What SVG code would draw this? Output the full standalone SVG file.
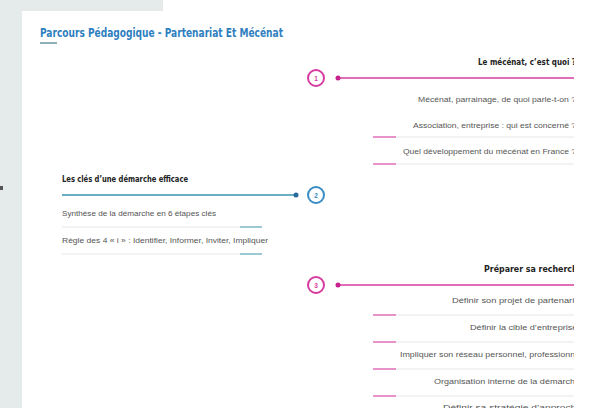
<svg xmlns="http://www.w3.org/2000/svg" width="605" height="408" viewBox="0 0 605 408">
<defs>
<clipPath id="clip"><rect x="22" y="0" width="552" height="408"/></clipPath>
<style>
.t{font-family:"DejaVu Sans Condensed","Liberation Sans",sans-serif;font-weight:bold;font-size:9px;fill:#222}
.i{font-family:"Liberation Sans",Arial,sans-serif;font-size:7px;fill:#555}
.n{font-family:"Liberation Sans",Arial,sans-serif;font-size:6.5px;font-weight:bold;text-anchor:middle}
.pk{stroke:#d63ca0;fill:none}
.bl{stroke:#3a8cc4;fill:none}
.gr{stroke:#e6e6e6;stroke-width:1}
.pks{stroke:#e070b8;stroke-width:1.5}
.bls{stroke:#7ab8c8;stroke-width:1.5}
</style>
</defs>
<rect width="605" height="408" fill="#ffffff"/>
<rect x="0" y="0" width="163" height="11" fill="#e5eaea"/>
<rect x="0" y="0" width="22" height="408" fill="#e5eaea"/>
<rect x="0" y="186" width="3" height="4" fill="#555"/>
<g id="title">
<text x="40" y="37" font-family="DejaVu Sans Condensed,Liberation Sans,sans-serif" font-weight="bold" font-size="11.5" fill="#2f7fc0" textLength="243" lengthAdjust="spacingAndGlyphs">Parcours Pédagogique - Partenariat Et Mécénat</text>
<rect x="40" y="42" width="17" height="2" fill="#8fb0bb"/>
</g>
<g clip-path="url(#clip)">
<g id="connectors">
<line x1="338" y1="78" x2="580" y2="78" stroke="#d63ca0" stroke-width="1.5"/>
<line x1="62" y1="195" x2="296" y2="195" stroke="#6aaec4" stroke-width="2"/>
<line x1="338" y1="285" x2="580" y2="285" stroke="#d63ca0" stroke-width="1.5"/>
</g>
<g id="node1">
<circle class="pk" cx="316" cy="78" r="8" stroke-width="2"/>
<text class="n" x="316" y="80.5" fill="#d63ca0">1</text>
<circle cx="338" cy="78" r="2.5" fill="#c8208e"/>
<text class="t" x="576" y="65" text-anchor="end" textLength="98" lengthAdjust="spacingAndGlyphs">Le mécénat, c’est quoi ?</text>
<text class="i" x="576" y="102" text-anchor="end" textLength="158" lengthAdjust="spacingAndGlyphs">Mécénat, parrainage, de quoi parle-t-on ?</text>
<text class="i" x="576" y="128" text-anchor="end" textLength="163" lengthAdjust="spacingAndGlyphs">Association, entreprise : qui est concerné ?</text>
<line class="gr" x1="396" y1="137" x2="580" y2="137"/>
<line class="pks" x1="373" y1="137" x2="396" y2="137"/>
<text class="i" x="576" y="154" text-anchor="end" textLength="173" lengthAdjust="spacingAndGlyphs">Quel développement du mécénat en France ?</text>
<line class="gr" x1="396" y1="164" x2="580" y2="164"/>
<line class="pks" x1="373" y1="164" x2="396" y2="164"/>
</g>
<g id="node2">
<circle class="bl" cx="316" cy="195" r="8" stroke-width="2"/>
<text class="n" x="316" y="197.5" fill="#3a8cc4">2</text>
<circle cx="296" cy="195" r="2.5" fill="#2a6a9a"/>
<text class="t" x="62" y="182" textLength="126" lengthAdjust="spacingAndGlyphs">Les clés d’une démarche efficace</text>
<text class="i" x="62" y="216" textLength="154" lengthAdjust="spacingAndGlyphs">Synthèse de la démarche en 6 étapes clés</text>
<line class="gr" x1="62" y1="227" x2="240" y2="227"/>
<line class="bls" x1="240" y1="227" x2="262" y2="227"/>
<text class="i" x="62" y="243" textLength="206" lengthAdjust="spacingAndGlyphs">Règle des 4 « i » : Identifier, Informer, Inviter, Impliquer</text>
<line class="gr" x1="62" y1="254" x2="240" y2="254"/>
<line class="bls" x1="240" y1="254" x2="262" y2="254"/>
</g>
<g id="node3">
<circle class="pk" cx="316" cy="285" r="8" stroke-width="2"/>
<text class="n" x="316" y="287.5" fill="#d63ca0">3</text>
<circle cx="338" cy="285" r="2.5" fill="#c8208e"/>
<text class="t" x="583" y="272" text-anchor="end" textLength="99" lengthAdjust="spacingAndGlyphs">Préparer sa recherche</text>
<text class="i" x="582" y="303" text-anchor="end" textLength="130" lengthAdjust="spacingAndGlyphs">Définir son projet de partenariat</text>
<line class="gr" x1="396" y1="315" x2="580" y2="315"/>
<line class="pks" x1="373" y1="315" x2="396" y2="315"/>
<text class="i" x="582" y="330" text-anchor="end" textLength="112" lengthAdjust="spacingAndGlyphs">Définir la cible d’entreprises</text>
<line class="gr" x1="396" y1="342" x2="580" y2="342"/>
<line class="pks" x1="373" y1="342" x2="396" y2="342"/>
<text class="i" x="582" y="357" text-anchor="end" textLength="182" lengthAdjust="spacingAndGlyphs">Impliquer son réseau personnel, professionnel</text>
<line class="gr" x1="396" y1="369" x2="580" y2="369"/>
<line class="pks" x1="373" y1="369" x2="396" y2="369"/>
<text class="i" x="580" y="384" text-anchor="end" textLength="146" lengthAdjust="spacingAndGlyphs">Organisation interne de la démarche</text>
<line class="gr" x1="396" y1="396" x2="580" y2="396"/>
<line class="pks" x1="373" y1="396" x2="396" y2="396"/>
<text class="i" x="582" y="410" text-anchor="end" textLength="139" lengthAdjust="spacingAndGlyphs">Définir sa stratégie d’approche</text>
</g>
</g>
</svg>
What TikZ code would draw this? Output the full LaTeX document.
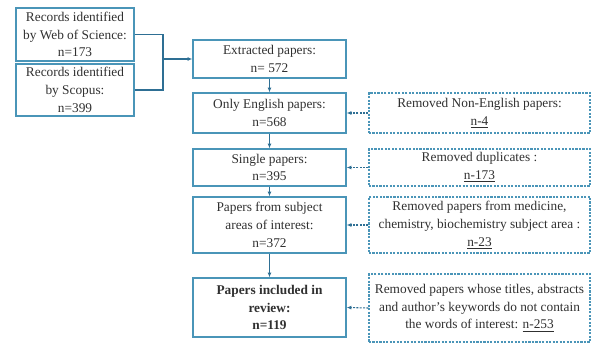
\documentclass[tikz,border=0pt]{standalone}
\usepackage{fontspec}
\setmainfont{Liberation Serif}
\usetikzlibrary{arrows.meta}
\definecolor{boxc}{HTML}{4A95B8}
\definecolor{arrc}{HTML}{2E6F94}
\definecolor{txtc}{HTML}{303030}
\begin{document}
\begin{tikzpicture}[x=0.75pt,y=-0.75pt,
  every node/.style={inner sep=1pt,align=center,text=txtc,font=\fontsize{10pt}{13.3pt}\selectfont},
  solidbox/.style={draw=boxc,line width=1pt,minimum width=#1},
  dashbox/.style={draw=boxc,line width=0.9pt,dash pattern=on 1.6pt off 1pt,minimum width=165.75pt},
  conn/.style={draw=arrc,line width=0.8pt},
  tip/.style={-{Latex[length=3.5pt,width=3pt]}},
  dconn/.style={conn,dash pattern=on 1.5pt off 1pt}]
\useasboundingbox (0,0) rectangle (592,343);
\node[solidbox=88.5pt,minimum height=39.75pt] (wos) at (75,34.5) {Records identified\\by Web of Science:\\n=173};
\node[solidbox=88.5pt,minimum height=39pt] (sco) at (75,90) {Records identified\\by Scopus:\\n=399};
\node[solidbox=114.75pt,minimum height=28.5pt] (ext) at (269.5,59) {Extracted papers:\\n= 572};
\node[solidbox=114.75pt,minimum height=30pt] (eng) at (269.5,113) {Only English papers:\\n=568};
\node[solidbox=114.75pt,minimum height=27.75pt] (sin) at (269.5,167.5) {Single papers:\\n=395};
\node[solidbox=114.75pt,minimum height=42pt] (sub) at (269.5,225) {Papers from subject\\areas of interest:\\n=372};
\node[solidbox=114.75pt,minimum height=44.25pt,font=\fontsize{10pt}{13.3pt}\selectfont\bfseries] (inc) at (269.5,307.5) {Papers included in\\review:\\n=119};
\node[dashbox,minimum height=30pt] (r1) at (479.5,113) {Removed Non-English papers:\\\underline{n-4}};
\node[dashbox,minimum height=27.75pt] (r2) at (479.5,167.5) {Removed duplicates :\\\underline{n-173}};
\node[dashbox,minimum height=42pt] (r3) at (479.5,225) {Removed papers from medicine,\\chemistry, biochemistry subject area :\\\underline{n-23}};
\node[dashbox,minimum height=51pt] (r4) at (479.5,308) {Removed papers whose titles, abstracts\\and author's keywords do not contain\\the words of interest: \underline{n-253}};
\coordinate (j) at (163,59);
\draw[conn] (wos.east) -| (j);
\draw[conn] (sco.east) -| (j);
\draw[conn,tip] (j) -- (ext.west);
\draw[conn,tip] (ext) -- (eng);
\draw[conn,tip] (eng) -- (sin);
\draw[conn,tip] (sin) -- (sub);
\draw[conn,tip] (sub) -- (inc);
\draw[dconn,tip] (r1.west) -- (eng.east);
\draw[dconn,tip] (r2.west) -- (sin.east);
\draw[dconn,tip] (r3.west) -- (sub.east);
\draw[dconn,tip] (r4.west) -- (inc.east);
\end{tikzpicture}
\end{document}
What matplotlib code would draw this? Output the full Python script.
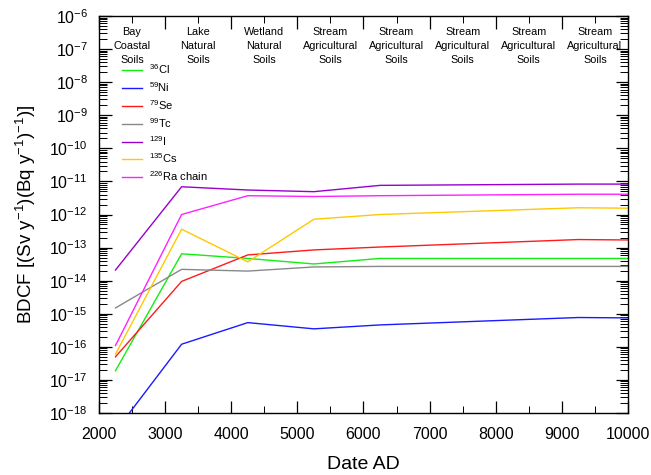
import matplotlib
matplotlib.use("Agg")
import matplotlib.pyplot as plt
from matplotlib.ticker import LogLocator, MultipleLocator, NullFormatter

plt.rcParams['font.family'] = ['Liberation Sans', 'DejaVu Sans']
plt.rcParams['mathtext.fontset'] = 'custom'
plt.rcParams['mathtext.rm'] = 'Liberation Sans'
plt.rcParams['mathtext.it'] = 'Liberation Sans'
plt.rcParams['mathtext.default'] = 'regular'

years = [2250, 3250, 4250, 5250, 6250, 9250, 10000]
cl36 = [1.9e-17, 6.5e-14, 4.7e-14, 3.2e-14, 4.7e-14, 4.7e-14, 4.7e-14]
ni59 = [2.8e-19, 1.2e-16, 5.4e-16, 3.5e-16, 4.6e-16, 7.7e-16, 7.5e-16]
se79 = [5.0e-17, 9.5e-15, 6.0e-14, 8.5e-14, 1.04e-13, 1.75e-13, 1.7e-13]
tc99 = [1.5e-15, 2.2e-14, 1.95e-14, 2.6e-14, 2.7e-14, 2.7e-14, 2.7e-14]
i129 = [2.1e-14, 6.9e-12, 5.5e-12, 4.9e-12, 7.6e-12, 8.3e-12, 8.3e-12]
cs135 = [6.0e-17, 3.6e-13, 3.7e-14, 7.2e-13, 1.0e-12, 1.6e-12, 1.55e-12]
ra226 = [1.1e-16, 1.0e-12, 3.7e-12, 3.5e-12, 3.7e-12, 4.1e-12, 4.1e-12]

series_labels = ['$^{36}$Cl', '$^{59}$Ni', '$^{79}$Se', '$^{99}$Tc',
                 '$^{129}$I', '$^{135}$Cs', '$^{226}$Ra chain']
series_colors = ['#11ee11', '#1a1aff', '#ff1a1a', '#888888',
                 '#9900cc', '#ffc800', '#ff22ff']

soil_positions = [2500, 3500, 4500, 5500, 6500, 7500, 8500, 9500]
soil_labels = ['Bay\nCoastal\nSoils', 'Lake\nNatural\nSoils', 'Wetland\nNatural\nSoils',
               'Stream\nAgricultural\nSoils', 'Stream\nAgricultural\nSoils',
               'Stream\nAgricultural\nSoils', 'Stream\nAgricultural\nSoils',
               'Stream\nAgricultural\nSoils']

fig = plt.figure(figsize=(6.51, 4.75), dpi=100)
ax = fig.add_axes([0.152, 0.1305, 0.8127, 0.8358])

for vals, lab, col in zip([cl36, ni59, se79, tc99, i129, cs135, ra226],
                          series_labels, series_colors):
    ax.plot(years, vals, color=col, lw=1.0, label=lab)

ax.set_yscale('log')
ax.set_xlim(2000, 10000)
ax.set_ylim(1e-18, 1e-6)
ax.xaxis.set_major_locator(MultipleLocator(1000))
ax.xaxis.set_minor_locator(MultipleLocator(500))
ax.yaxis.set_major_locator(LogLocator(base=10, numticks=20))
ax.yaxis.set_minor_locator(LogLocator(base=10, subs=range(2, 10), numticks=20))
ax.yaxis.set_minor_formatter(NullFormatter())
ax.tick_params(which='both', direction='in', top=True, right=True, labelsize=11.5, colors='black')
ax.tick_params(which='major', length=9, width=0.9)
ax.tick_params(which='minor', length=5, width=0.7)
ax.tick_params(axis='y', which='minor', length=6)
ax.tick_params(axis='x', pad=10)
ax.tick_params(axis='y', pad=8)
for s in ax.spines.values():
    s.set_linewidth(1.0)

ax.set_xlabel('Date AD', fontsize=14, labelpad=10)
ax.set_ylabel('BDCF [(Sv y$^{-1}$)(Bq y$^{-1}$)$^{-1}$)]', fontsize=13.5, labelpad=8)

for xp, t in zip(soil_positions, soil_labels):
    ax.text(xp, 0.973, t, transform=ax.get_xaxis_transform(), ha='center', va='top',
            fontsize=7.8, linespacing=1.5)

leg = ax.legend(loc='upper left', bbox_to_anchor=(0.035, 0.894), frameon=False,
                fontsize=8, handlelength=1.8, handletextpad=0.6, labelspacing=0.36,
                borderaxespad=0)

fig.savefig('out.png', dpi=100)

---

**SET TASK**
In the records above, find each line holding "this" and copy it.

**TASK SOLUTION**
What SVG code would draw this? Output the full standalone SVG file.
What TikZ code would draw this? Output the full LaTeX document.
What matplotlib code would draw this? Output the full Python script.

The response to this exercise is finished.